Think of interoperability, for example. It may seem overwhelming, but the concept of serving tailored, customized information to an individual is not far-fetched. If someone turns on their TV or opens a streaming service, the consumer sees a menu of options and suggested programming or channels of interest based on previous activity. With interoperability, individuals can apply that same concept to healthcare.

Traditionally, members have had to collect data from various sources—member portals, lab results, claims statements, and more— and try to figure out what it all means, and what to do next! Interoperability will pull that information together and make recommendations based on that information.

The driver behind interoperability is that patients, or members, want to know more about their own health. Interoperability provides information and analytics that could help individuals connect the dots and take away guessing when it comes to their healthcare. Interoperability empowers individuals to address their concerns, ask questions, identify additional steps, and lifestyle changes they can take to improve their well-being and have the full picture of their health.

For members, interoperability is about getting access to the right information. For health plans, interoperability is about collecting and sharing that information.

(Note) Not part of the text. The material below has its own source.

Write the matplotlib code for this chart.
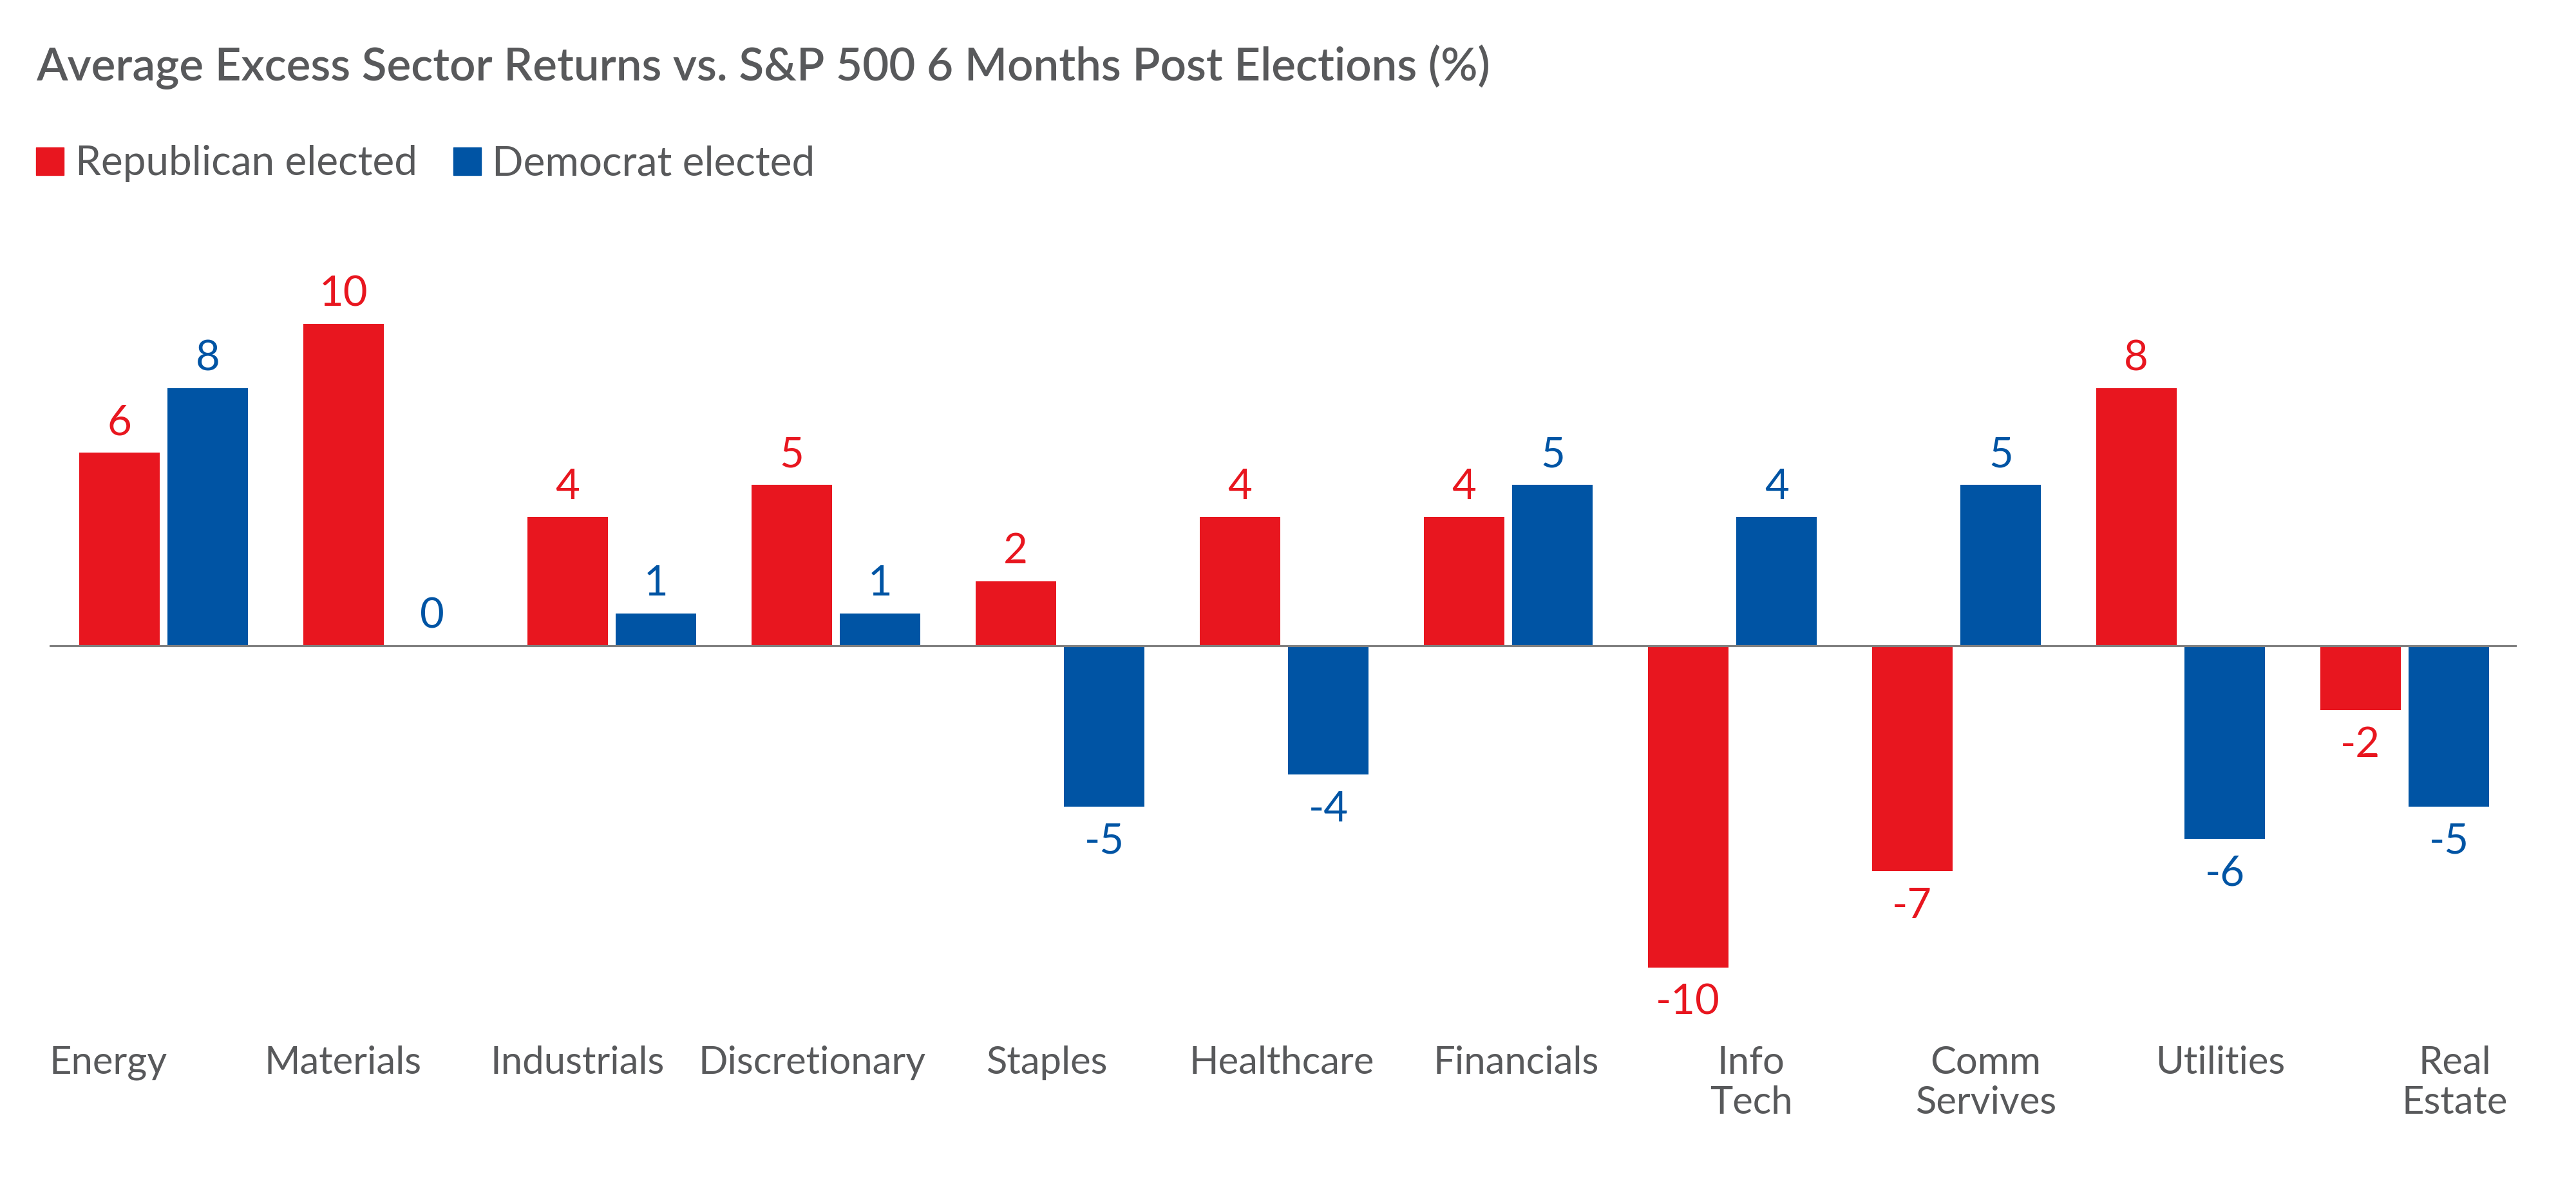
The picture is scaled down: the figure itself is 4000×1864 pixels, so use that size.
import numpy as np
import matplotlib.pyplot as plt
from matplotlib.patches import Rectangle

plt.rcParams['font.family'] = ['Lato', 'DejaVu Sans']

# Chart data
sectors = ["Energy", "Materials", "Industrials", "Discretionary", "Staples",
           "Healthcare", "Financials", "Info\nTech", "Comm\nServives",
           "Utilities", "Real\nEstate"]
republican = [6, 10, 4, 5, 2, 4, 4, -10, -7, 8, -2]
democrat = [8, 0, 1, 1, -5, -4, 5, 4, 5, -6, -5]
series_names = ["Republican elected", "Democrat elected"]

red = "#E8161F"
blue = "#0054A4"
grey_text = "#58595B"

W, H = 4000, 1864
fig = plt.figure(figsize=(W / 100, H / 100), dpi=100)
ax = fig.add_axes([76.5 / W, 1 - 1603 / H, (3908 - 76.5) / W, 1200 / H])

x = np.arange(len(sectors))
bw = 0.359
off = 0.198
ax.bar(x - off, republican, width=bw, color=red)
ax.bar(x + off, democrat, width=bw, color=blue)
ax.axhline(0, color="#808080", lw=2.3, zorder=3)

# value labels
for xs, vals, col in [(x - off, republican, red), (x + off, democrat, blue)]:
    for xi, v in zip(xs, vals):
        if v >= 0:
            ax.annotate(str(v), (xi, v), xytext=(0, 28), textcoords="offset pixels",
                        ha="center", va="baseline", fontsize=47, color=col)
        else:
            ax.annotate(str(v), (xi, v), xytext=(0, -73), textcoords="offset pixels",
                        ha="center", va="baseline", fontsize=47, color=col)

ax.set_xlim(-0.51, 10.5)
ax.set_ylim(-12, 12)

# category labels are spread a little wider than the bar groups
label_pos = -0.2465 + 1.0471 * x
ax.set_xticks(label_pos)
ax.set_xticklabels(sectors, fontsize=43, color=grey_text, linespacing=1.18)
ax.tick_params(axis="x", length=0, pad=15)
ax.set_yticks([])
for s in ax.spines.values():
    s.set_visible(False)

# title
fig.text(56 / W, 1 - 125 / H, "Average Excess Sector Returns vs. S&P 500 6 Months Post Elections (%)",
         fontsize=51, fontweight="semibold", color=grey_text, ha="left", va="baseline")

# legend
for (lx, tx), name, col in zip([(56, 117), (704, 764)], series_names, [red, blue]):
    fig.patches.append(Rectangle((lx / W, 1 - 272 / H), 43 / W, 43 / H,
                                 transform=fig.transFigure, color=col))
    fig.text(tx / W, 1 - 272 / H, name, fontsize=46, color=grey_text,
             ha="left", va="baseline")

fig.savefig("out.png", dpi=100, facecolor="white")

To make interoperability successful, health plans need the right technology and, almost more importantly, sound business processes, resulting in good data. Anyone can learn how to do FHIR-enabled APIs. But understanding how a claim should come in, how it should process in the system, and how it produces the information needed to be consumed by the APIs is very important. Payers should focus on the claims administration system and ensure they’re collecting the right data consistently so that they can provide the right message to the patient, other payers, and providers.